Beyond moral objections, prisons are also denounced for supposedly ‘not working’. They are said to fail to act as a deterrent to crime, whilst high rates of recidivism are taken as proof of their failure to rehabilitate criminals. Both are mostly likely correct, as an article by Mugwump argues, with studies showing that longer prison sentences neither had a deterrent effect nor did they reduce reoffending rates. But, as the latter paper also argues, incarceration can still be justified notwithstanding these findings, since prisons still excel in their role of incapacitating criminals.

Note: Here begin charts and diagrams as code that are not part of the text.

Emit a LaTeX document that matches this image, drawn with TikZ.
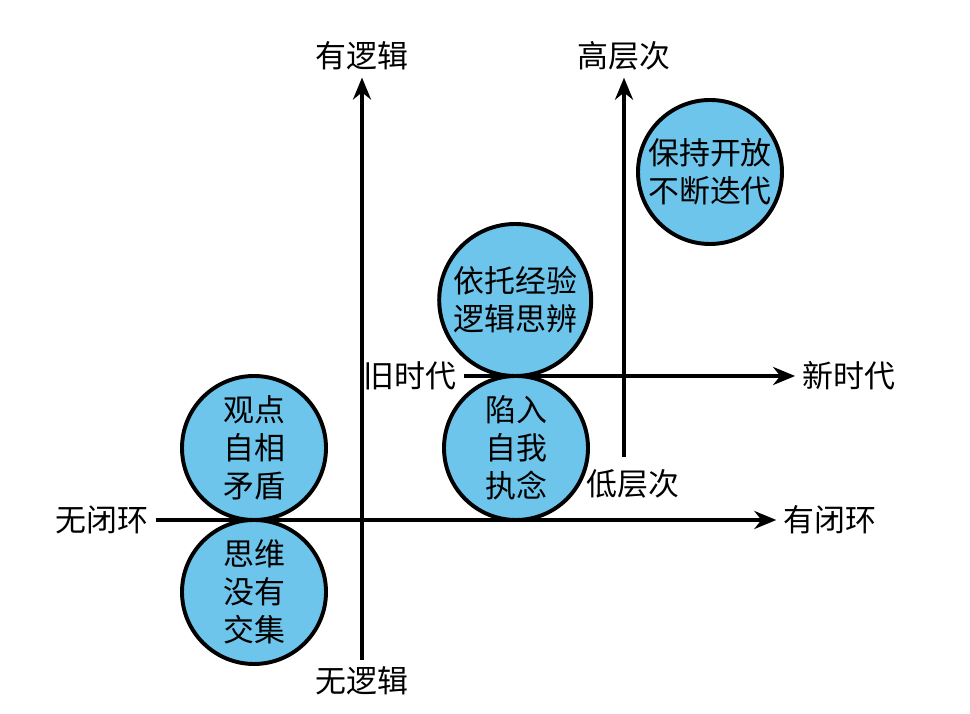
\documentclass[tikz,border=0pt]{standalone}
\usepackage{fontspec}
\setmainfont{Noto Sans CJK SC}
\usetikzlibrary{arrows.meta}
\definecolor{bubblue}{RGB}{110,197,235}
\begin{document}
\begin{tikzpicture}[>={Stealth[length=5.5mm,width=4.5mm]},
    axis/.style={line width=3.5pt,->},
    bubble/.style={circle,draw,line width=2.8pt,fill=bubblue,inner sep=-6mm,minimum size=3.6cm,align=center},
    lbl/.style={inner sep=5pt},
    font=\fontsize{22pt}{27pt}\selectfont]
\useasboundingbox(0,0)rectangle(24.25,17.85);
% the circles
\node[bubble](guandian) at (6.35,6.65){观点\\自相\\矛盾};
\node[bubble](siwei) at (6.35,3.05){思维\\没有\\交集};
\node[bubble,minimum size=3.8cm](yituo) at (12.88,10.35){依托经验\\逻辑思辨};
\node[bubble](xianru) at (12.9,6.65){陷入\\自我\\执念};
\node[bubble](baochi) at (17.75,13.55){保持开放\\不断迭代};
% closed loop / logic
\node[lbl](wubihuan) at (2.55,4.85){无闭环};
\node[lbl](youbihuan) at (20.75,4.85){有闭环};
\draw[axis](wubihuan)--(youbihuan);
\node[lbl](wuluoji) at (9.05,0.82){无逻辑};
\node[lbl](youluoji) at (9.05,16.45){有逻辑};
\draw[axis](wuluoji)--(youluoji);
% era / level
\node[lbl](jiushidai) at (10.25,8.45){旧时代};
\node[lbl](xinshidai) at (21.22,8.45){新时代};
\draw[axis](jiushidai)--(xinshidai);
\coordinate(dibottom) at (15.6,6.43);
\node[lbl](gaocengci) at (15.6,16.45){高层次};
\node[lbl](dicengci) at (15.82,5.75){低层次};
\draw[axis](dibottom)--(gaocengci);
\end{tikzpicture}
\end{document}
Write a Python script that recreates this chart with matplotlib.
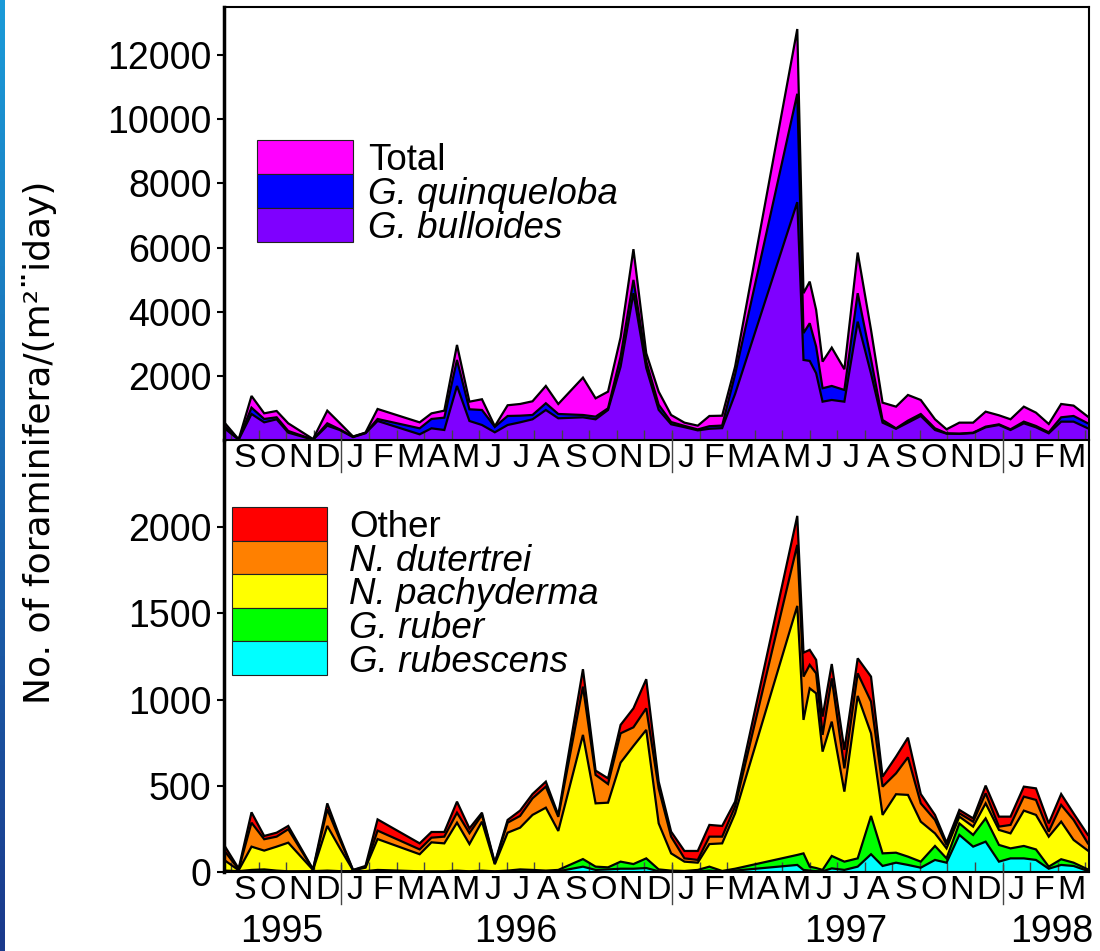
import calendar
import datetime

import matplotlib
matplotlib.use("Agg")
import matplotlib.pyplot as plt
import numpy as np
from matplotlib.colors import LinearSegmentedColormap
from matplotlib.patches import Rectangle
from matplotlib.transforms import blended_transform_factory

plt.rcParams['font.family'] = ['Liberation Sans', 'DejaVu Sans']

# sampling dates of the sediment trap
dates = [
    "1995-08-25", "1995-09-09", "1995-09-23", "1995-10-07", "1995-10-21", "1995-11-03",
    "1995-11-30", "1995-12-16", "1995-12-30", "1996-01-14", "1996-01-28", "1996-02-10",
    "1996-03-27", "1996-04-09", "1996-04-23", "1996-05-07", "1996-05-21", "1996-06-04",
    "1996-06-18", "1996-07-02", "1996-07-16", "1996-07-30", "1996-08-14", "1996-08-28",
    "1996-09-24", "1996-10-08", "1996-10-22", "1996-11-05", "1996-11-19", "1996-12-03",
    "1996-12-17", "1996-12-31", "1997-01-15", "1997-01-30", "1997-02-11", "1997-02-24",
    "1997-03-10", "1997-05-18", "1997-05-25", "1997-06-01", "1997-06-08", "1997-06-15",
    "1997-06-25", "1997-07-09", "1997-07-24", "1997-08-08", "1997-08-21", "1997-09-05",
    "1997-09-18", "1997-10-02", "1997-10-18", "1997-10-31", "1997-11-14", "1997-11-29",
    "1997-12-13", "1997-12-28", "1998-01-10", "1998-01-25", "1998-02-07", "1998-02-20",
    "1998-03-05", "1998-03-19", "1998-04-04",
]

# upper panel, flux per (m2 day)
bulloides = [350, 10, 811, 551, 645, 229, 10, 447, 312, 90, 210, 593, 177, 364, 312, 1685,
             593, 468, 240, 468, 551, 645, 936, 677, 707, 645, 936, 2287, 4577, 2250, 940,
             490, 400, 300, 350, 370, 1435, 7415, 2496, 2465, 2081, 1195, 1248, 1195, 3691,
             2069, 541, 350, 541, 749, 312, 198, 190, 215, 395, 468, 312, 520, 395, 208,
             572, 572, 364]
quinqueloba = [70, 5, 197, 104, 63, 52, 5, 73, 21, 10, 15, 62, 187, 291, 385, 811, 364, 468,
               170, 281, 207, 135, 209, 134, 73, 83, 52, 313, 415, 200, 160, 70, 40, 30, 80,
               80, 607, 3380, 837, 1175, 830, 418, 437, 365, 886, 448, 83, 14, 62, 62, 52,
               10, 8, 14, 21, 21, 21, 52, 42, 32, 135, 177, 156]
total = [520, 20, 1373, 832, 905, 520, 30, 915, 530, 110, 230, 967, 550, 830, 915, 2964,
         1195, 1270, 430, 1083, 1123, 1207, 1685, 1123, 1945, 1300, 1508, 3200, 5950, 2705,
         1508, 780, 541, 447, 749, 758, 2287, 12813, 4577, 4939, 4056, 2443, 2880, 2206,
         5844, 3432, 1164, 1040, 1404, 1248, 646, 334, 541, 541, 884, 770, 646, 1040, 853,
         499, 1123, 1072, 728]

# lower panel
rubescens = [4, 2, 3, 4, 3, 2, 2, 2, 2, 2, 2, 3, 2, 2, 2, 3, 2, 3, 2, 3, 4, 3, 3, 4, 31, 12,
             15, 19, 19, 23, 4, 3, 3, 3, 8, 3, 8, 41, 12, 8, 5, 4, 21, 12, 31, 103, 35, 54,
             41, 25, 70, 54, 215, 147, 176, 60, 79, 79, 70, 19, 41, 35, 6]
ruber = [4, 3, 9, 11, 5, 2, 3, 6, 3, 3, 3, 9, 2, 2, 2, 5, 2, 5, 2, 5, 11, 9, 5, 8, 44, 19,
         12, 41, 27, 56, 11, 5, 3, 9, 23, 3, 11, 58, 96, 23, 18, 8, 72, 48, 48, 222, 73, 58,
         48, 35, 81, 25, 67, 68, 135, 97, 58, 72, 61, 12, 33, 19, 9]
pachyderma = [58, 5, 135, 109, 139, 166, 7, 259, 135, 5, 20, 179, 99, 168, 162, 278, 158,
              284, 41, 220, 242, 319, 365, 226, 720, 367, 375, 574, 685, 745, 267, 100, 54,
              42, 131, 160, 321, 1444, 774, 1034, 1013, 686, 779, 406, 942, 479, 223, 339,
              358, 232, 73, 58, 39, 48, 87, 87, 87, 205, 200, 174, 218, 132, 109]
dutertrei = [52, 5, 139, 66, 58, 78, 2, 96, 50, 1, 5, 49, 28, 27, 39, 58, 63, 39, 5, 58, 68,
             96, 122, 82, 280, 165, 108, 170, 108, 125, 203, 97, 19, 16, 43, 39, 39, 354,
             251, 136, 116, 97, 251, 135, 131, 184, 164, 121, 218, 106, 78, 20, 19, 29, 58,
             19, 49, 81, 87, 29, 97, 116, 42]
other = [29, 5, 60, 19, 23, 19, 2, 35, 15, 1, 5, 65, 35, 33, 27, 64, 28, 13, 4, 16, 31, 25,
         29, 11, 101, 25, 33, 49, 110, 169, 39, 29, 43, 52, 68, 62, 29, 168, 139, 87, 78,
         106, 83, 107, 87, 145, 58, 97, 114, 54, 29, 13, 20, 19, 45, 58, 48, 58, 67, 48, 63,
         38, 49]

month_labels = list("SONDJFMAMJJASONDJFMAMJJASONDJFM")
year_labels = ["1995", "1996", "1997", "1998"]
year_label_pos = [1.84, 10.31, 22.32, 29.79]   # in months since 1 Sep 1995
year_starts = [4, 16, 28]


def month_pos(s):
    d = datetime.date.fromisoformat(s)
    nd = calendar.monthrange(d.year, d.month)[1]
    return (d.year - 1995) * 12 + (d.month - 9) + (d.day - 1) / nd


x = np.array([month_pos(d) for d in dates])

W, H = 1100, 951
fig = plt.figure(figsize=(W / 100, H / 100), dpi=100)


def fx(px):
    return px / W


def fy(py):
    return 1 - py / H


ax2 = fig.add_axes([fx(224), fy(872), fx(1089) - fx(224), fy(440) - fy(872)])
ax1 = fig.add_axes([fx(224), fy(440), fx(1089) - fx(224), fy(7) - fy(440)])
ax1.set_zorder(3)

top_layers = [
    (np.array(bulloides), '#7f00ff'),
    (np.array(quinqueloba), '#0000ff'),
    (np.array(total) - np.array(bulloides) - np.array(quinqueloba), '#ff00ff'),
]
bottom_layers = [
    (np.array(rubescens), '#00ffff'),
    (np.array(ruber), '#00ff00'),
    (np.array(pachyderma), '#ffff00'),
    (np.array(dutertrei), '#ff8000'),
    (np.array(other), '#ff0000'),
]


def draw_stack(ax, layers):
    base = np.zeros(len(x))
    tops = []
    for vals, col in layers:
        top = base + vals
        ax.fill_between(x, base, top, facecolor=col, edgecolor='none', zorder=1)
        tops.append(top)
        base = top
    for top in tops:
        ax.plot(x, top, color='black', lw=1.6, zorder=2, solid_joinstyle='miter')


draw_stack(ax1, top_layers)
draw_stack(ax2, bottom_layers)

ax1.set_ylim(0, 13500)
ax2.set_ylim(0, 2505)
ax1.set_yticks([2000, 4000, 6000, 8000, 10000, 12000])
ax2.set_yticks([0, 500, 1000, 1500, 2000])

for ax in (ax1, ax2):
    ax.set_xlim(x[0] - 0.04, x[-1] + 0.04)
    ax.set_xticks(np.arange(0, 32))
    ax.set_xticklabels([])
    ax.set_xticks(np.arange(31) + 0.5, minor=True)
    ax.set_xticklabels(month_labels, minor=True)
    ax.tick_params(axis='x', which='major', direction='in', length=7, width=1, color='#444444')
    ax.tick_params(axis='x', which='minor', length=0, pad=2, labelsize=24.5)
    ax.tick_params(axis='y', direction='out', length=5, width=1.5, pad=4, labelsize=27)
    for s in ax.spines.values():
        s.set_linewidth(1.5)
    ax.spines['left'].set_linewidth(2.5)
    # long ticks at the start of each year
    tr = blended_transform_factory(ax.transData, ax.transAxes)
    for ys in year_starts:
        ax.plot([ys, ys], [0.016, -0.075], color='#444444', lw=1, transform=tr,
                clip_on=False, zorder=3)

ax2.spines['top'].set_visible(False)

for lab, pos in zip(year_labels, year_label_pos):
    ax2.text(pos, -0.14, lab, transform=blended_transform_factory(ax2.transData, ax2.transAxes),
             ha='center', va='center', fontsize=27)

fig.text(fx(40), fy(442), "No. of foraminifera/(m²¨iday)", rotation=90, ha='center',
         va='center', fontsize=26, family=['Liberation Sans Narrow', 'DejaVu Sans'])

# legends drawn as stacked colour boxes
top_legend = [("Total", '#ff00ff', 'normal'), ("G. quinqueloba", '#0000ff', 'italic'),
              ("G. bulloides", '#7f00ff', 'italic')]
bottom_legend = [("Other", '#ff0000', 'normal'), ("N. dutertrei", '#ff8000', 'italic'),
                 ("N. pachyderma", '#ffff00', 'italic'), ("G. ruber", '#00ff00', 'italic'),
                 ("G. rubescens", '#00ffff', 'italic')]


def draw_legend(entries, x0, x1, y0, rowh, tx):
    for i, (lab, col, style) in enumerate(entries):
        ytop = y0 + i * rowh
        fig.add_artist(Rectangle((fx(x0), fy(ytop + rowh)), fx(x1) - fx(x0), rowh / H,
                                 transform=fig.transFigure, facecolor=col,
                                 edgecolor='#222222', lw=0.8, zorder=5))
        fig.text(fx(tx), fy(ytop + rowh / 2), lab, ha='left', va='center_baseline',
                 fontsize=26.5, style=style, zorder=5)


draw_legend(top_legend, 257, 353, 140, 34, 368)
draw_legend(bottom_legend, 232, 327, 507, 33.6, 349)

# blue strip at the left edge
bar = fig.add_axes([0, 0, 5 / W, 1])
cmap = LinearSegmentedColormap.from_list('edge', ['#1a9ad8', '#1b3a8c'])
bar.imshow(np.linspace(0, 1, 100).reshape(-1, 1), aspect='auto', cmap=cmap)
bar.axis('off')

fig.savefig("out.png", dpi=100)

With this in mind, it seems blindingly obvious how we can effectively slash the crime rate: arrest the small number of repeat offenders and lock them up for a long time. The Met’s operation against watch thieves offers an excellent blueprint for how police forces can proactively go after criminals and scoop up a great number of them in relatively little time. The concentrated clustering of crime means ‘that the future locations of crime should—to some extent at least—be predictable’, so an efficient allocation of police resources based on existing crime data would effectively target repeat offenders. Police forces already have the resources, they just currently allocate them to ridiculously trivial matters, such as prosecuting autistic teenagers for posting ‘offensive’ lyrics on Instagram (I know, I know, very much low-hanging fruit here).
The long-term incarceration of hundreds of thousands of people will not come cheap, especially given how many more prisons will need to be built to accommodate them. But the incredibly high cost of crime means doing so would pay for itself, not to speak of the psychological boost living in a low-crime society would provide. It will also mean that many of the heinous and tragic crimes compiled in this depressing thread would be confined to the past, as individuals on a clear path of criminal escalation are quarantined before they are able to seriously hurt someone, or worse.
Only then, when the violent and malevolent are confined from the good and law-abiding, when it will become commonplace to leave expensive bikes unlocked and laptops unattended, will we have become a truly civilised society.